Thursday, April 30, 2009

Hey Rocky, Watch me pull a number out of my hat! 

In the press conference marking his first 100 days, President Obama said:
We began by passing a Recovery Act that has already saved or created over 150,000 jobs ...
...and I wanted to know, how do you know that? John Kartch (h/t: Gary) notes a comment on such calculations by Sen. Max Baucus (D-ID):
You created a situation where you cannot be wrong. If the economy loses 2 million jobs over the next few years, you can say yes, but it would've lost 5.5 million jobs. If we create a million jobs, you can say, well, it would have lost 2.5 million jobs. You've given yourself complete leverage where you cannot be wrong, because you can take any scenario and make yourself look correct.
So where do they get away with a number like that?

Actually, I thought this was easy. The administration has claimed that ARRA ("the stimulus bill") will "save or create" 3.3 million jobs in 2 years. So I thought perhaps what they were doing was taking the date of signing, Feb. 17, computing how much of two years had passed (71/730 ~= 9.7%) and ... well, that doesn't work, because on a pro-rated basis they would get to claim 321,000 jobs.

I thought then maybe he had specific numbers. I recall him saying that he was told Caterpillar would call back "some of" the 20,000 in layoffs it had originally called for. (UPDATE: Added the words some of, as stated in the transcript. I apologize if I implied he meant "all of" those jobs.) But that doesn't work out either, because Caterpillar is still laying off. Initial filings for unemployment insurance have risen through the first 100 days, though today's number is a hopeful step downward.

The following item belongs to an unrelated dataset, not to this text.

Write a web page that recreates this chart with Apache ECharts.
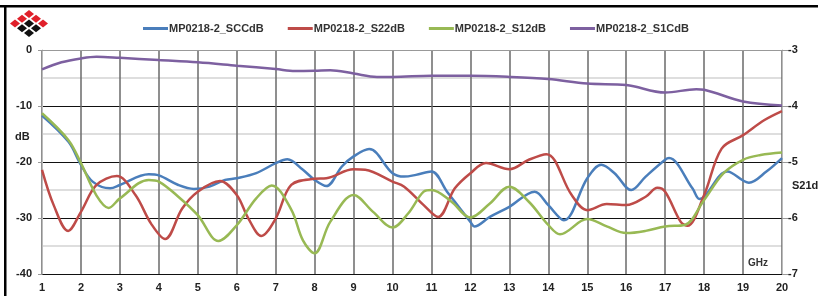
<!DOCTYPE html>
<html>
<head>
<meta charset="utf-8">
<script src="https://cdn.jsdelivr.net/npm/echarts@6/dist/echarts.min.js"></script>
<style>
  html, body { margin: 0; padding: 0; background: #fff; }
  #main { width: 818px; height: 296px; }
</style>
</head>
<body>
<div id="main"></div>
<script>
// series names
var names = ["MP0218-2_SCCdB", "MP0218-2_S22dB", "MP0218-2_S12dB", "MP0218-2_S1CdB"];
var colors = ["#4a7ebb", "#be4b48", "#98b954", "#7d60a0"];

// [GHz, dB]
var sccData = [
  [1.0, -11.7], [1.68, -16.4], [2.0, -20.5], [2.3, -23.5], [2.75, -24.7], [3.0, -24.1],
  [3.74, -22.2], [4.0, -22.4], [4.5, -24.1], [4.9, -24.8], [5.3, -24.4], [5.7, -23.2],
  [6.0, -22.9], [6.5, -22.0], [7.0, -20.2], [7.3, -19.5], [7.7, -21.4], [8.0, -23.2],
  [8.3, -24.3], [8.7, -20.8], [9.0, -19.0], [9.4, -17.7], [10.0, -22.0], [10.3, -22.6],
  [10.6, -22.3], [11.0, -21.7], [11.4, -25.3], [12.0, -30.7], [12.1, -31.5], [12.5, -29.8],
  [13.0, -28.0], [13.65, -25.3], [14.0, -27.7], [14.4, -30.4], [15.0, -22.9], [15.36, -20.5],
  [15.7, -22.0], [16.13, -25.0], [16.5, -22.6], [17.0, -19.6], [17.1, -19.3], [17.7, -24.7],
  [17.88, -26.6], [18.0, -26.2], [18.6, -21.7], [19.15, -23.7], [19.6, -21.7], [20.0, -19.3]
];
var s22Data = [
  [1.0, -21.4], [1.3, -27.7], [1.67, -32.3], [2.0, -28.9], [2.4, -24.1], [2.92, -22.5],
  [3.4, -25.9], [3.8, -31.0], [4.16, -33.75], [4.6, -28.3], [5.0, -25.3], [5.57, -23.4],
  [6.0, -25.9], [6.3, -30.1], [6.63, -33.2], [7.0, -30.1], [7.4, -24.1], [8.0, -23.0],
  [8.3, -22.9], [9.0, -21.3], [9.3, -21.4], [10.0, -23.5], [10.3, -24.4], [10.8, -27.7],
  [11.17, -29.8], [11.6, -24.7], [12.0, -22.0], [12.4, -20.2], [13.0, -21.3], [13.5, -19.6],
  [13.95, -18.6], [14.6, -25.9], [15.0, -28.6], [15.5, -27.5], [16.0, -27.7], [16.5, -26.2],
  [16.8, -24.6], [17.0, -25.3], [17.4, -30.7], [17.57, -31.4], [18.0, -25.9], [18.45, -17.6],
  [19.0, -15.2], [19.55, -12.5], [20.0, -10.9]
];
var s12Data = [
  [1.0, -11.3], [1.68, -16.1], [2.0, -20.2], [2.4, -26.0], [2.71, -28.2], [3.0, -26.5],
  [3.74, -23.2], [4.0, -23.5], [4.5, -26.2], [5.0, -29.5], [5.53, -34.1], [6.0, -31.3],
  [6.5, -26.5], [6.9, -24.2], [7.4, -28.5], [7.7, -34.0], [8.0, -36.3], [8.4, -30.7],
  [9.0, -25.9], [9.5, -28.9], [10.0, -31.7], [10.4, -29.2], [10.8, -25.3], [11.0, -25.0],
  [11.5, -27.0], [12.0, -29.9], [12.5, -27.4], [13.0, -24.4], [13.5, -27.1], [14.0, -31.25],
  [14.3, -32.9], [15.0, -30.2], [15.5, -31.5], [16.0, -32.7], [16.5, -32.3], [17.0, -31.5],
  [17.5, -31.25], [18.0, -26.8], [18.5, -22.0], [19.0, -19.6], [19.45, -18.75], [20.0, -18.3]
];
// right axis
var s1cData = [
  [1, -3.345], [1.5, -3.22], [2, -3.15], [2.4, -3.12], [3, -3.14], [4, -3.18], [5, -3.22],
  [6, -3.28], [7, -3.34], [7.5, -3.375], [8, -3.37], [8.4, -3.36], [9, -3.42], [9.6, -3.48],
  [10, -3.48], [11, -3.46], [12, -3.46], [13, -3.48], [14, -3.52], [15, -3.60], [16, -3.625],
  [17, -3.76], [17.8, -3.70], [18, -3.71], [19, -3.92], [20, -3.99]
];

var font = "Liberation Sans";

// little diamond logo
var logo = [];
var logoRed = "#e0202a";
for (var i = 0; i < 3; i++) {
  for (var j = 0; j < 3; j++) {
    var cx = 29 + 7 * (i - j);
    var cy = 14 + 4.75 * (i + j);
    var red = (i + j) < 2 || ((i + j) == 2 && i != j);
    logo.push({
      type: "polygon",
      shape: { points: [[cx, cy - 4], [cx + 5, cy], [cx, cy + 4], [cx - 5, cy]] },
      style: { fill: red ? logoRed : "#111" }
    });
  }
}

var myChart = echarts.init(document.getElementById("main"));
myChart.setOption({
  backgroundColor: "#fff",
  animation: false,
  textStyle: { fontFamily: font },
  legend: {
    left: 138,
    top: 18,
    icon: "rect",
    itemWidth: 25,
    itemHeight: 3,
    itemGap: 24,
    textStyle: { fontFamily: font, fontSize: 11, fontWeight: "bold", color: "#333", padding: [0, 0, 0, -4] },
    data: names
  },
  grid: { left: 42, right: 36, top: 50, bottom: 22 },
  xAxis: {
    type: "value",
    min: 1,
    max: 20,
    interval: 1,
    axisLine: { lineStyle: { color: "#999" } },
    axisTick: { show: false },
    axisLabel: { margin: 8, fontSize: 11, fontWeight: "bold", color: "#222", fontFamily: font },
    splitLine: { show: true, lineStyle: { color: "#6a6a6a", width: 1.5 } }
  },
  yAxis: [
    {
      type: "value",
      min: -40,
      max: 0,
      interval: 10,
      axisLine: { show: true, lineStyle: { color: "#bbb" } },
      axisTick: { show: true, length: 4, lineStyle: { color: "#999" } },
      axisLabel: { margin: 10, fontSize: 11, fontWeight: "bold", color: "#222", fontFamily: font },
      splitLine: { lineStyle: { color: "#111", width: 1 } },
      minorTick: { show: false, splitNumber: 2 },
      minorSplitLine: { show: true, lineStyle: { color: "#d4d4d4", width: 1.5 } }
    },
    {
      type: "value",
      min: -7,
      max: -3,
      interval: 1,
      axisLine: { show: true, lineStyle: { color: "#bbb" } },
      axisTick: { show: true, length: 7, lineStyle: { color: "#999" } },
      axisLabel: { margin: 6, fontSize: 11, fontWeight: "bold", color: "#222", fontFamily: font },
      splitLine: { show: false }
    }
  ],
  graphic: [
    { type: "rect", shape: { x: 0, y: 5, width: 818, height: 2.5 }, style: { fill: "#000" } },
    { type: "rect", shape: { x: 4, y: 5, width: 2.5, height: 291 }, style: { fill: "#000" } },
    { type: "group", children: logo },
    { type: "text", left: 15, top: 131, style: { text: "dB", font: "bold 11px " + font, fill: "#222" } },
    { type: "text", left: 792, top: 180, style: { text: "S21dB", font: "bold 11px " + font, fill: "#222" } },
    { type: "text", left: 748, top: 258, style: { text: "GHz", font: "bold 10px " + font, fill: "#333" } }
  ],
  series: [
    { name: names[0], type: "line", smooth: 0.35, symbol: "none", data: sccData,
      lineStyle: { width: 2.5, color: colors[0] }, itemStyle: { color: colors[0] } },
    { name: names[1], type: "line", smooth: 0.35, symbol: "none", data: s22Data,
      lineStyle: { width: 2.5, color: colors[1] }, itemStyle: { color: colors[1] } },
    { name: names[2], type: "line", smooth: 0.35, symbol: "none", data: s12Data,
      lineStyle: { width: 2.5, color: colors[2] }, itemStyle: { color: colors[2] } },
    { name: names[3], type: "line", smooth: 0.35, symbol: "none", yAxisIndex: 1, data: s1cData,
      lineStyle: { width: 2.5, color: colors[3] }, itemStyle: { color: colors[3] } }
  ]
});
</script>
</body>
</html>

As most people have mentioned, the bill has a ramp-up in spending, so that much of the money happens in FY 2010. Maybe he's projecting less. But doesn't someone in the White House owe us an explanation of that number? Don't we get to see a projection here? Why 150k and not 200k or 300k? They've hired more economists than Allan Iverson hires posse, so someone has to have done this number. (Tried CEA, they've done one report. I know Prof. Romer is more productive than this!) If someone in the White House press corps should happen to read about this, please ask press secretary Gibbs to get us a determination of how this number was calculated. (UPDATE after video)



UPDATE: The following morning, apparently (and after this post is written), Prof. Romer gets up before the Joint Economic Committee and pulls the same number out, as Spencer notes in comments. (I guess I was supposed to write this knowing her testimony a priori.) She says:
I have been told by the Office of Management and Budget that approximately $75 billion in spending under the ARRA has been obligated and almost $14 billion in outlays have already occurred. During the first 100 days in office, which the Administration marked yesterday, we estimate that the ARRA has already saved or created 150,000 jobs.
The nearest footnote that explains what arse she pulled that number from is the Great Multiplier Manifesto, written by her and Biden economic adviser Jared Bernstein while the Obama team was still in transition. Here's the formula (p. 5):
We take an estimate of the amount of spending related to a component and apply the relevant multiplier to estimate the likely overall effect on GDP. The total effect on jobs is then estimated using the 1% of GDP equals 1 million jobs rule of thumb.
So let's connect the knee bone to the shin bone. $14 billion is spent in current quarter (Feb. 17 to current, not a traditional quarter, but hey!), and first quarter multiplier is 1.05 (p. 13.) So impact on GDP is $14.7 billion. Current dollar GDP for 2009Q1 is $14,264.2 billion. Total change: 0.103%. Using the "rule of thumb" means 103,000 jobs. Not 150,000. The only way the other 47,000 jobs show up in a calculation is to use a long-run multiplier (the famed 1.57) that would give you 157,000 jobs. But that means the administration is counting jobs their models predict WILL SOMEDAY HAPPEN due to their spending now.

This assumes, of course, that you buy the Great Multiplier Manifesto hook, line and sinker. And that you'd like to brag that you managed to "create or save" 103,000 jobs while not saving 1,314,000 others since Feb. 1. This latter number will be updated with the April job loss figures a week from tomorrow; that number could add another 500,000 to the total of jobs not created and not saved.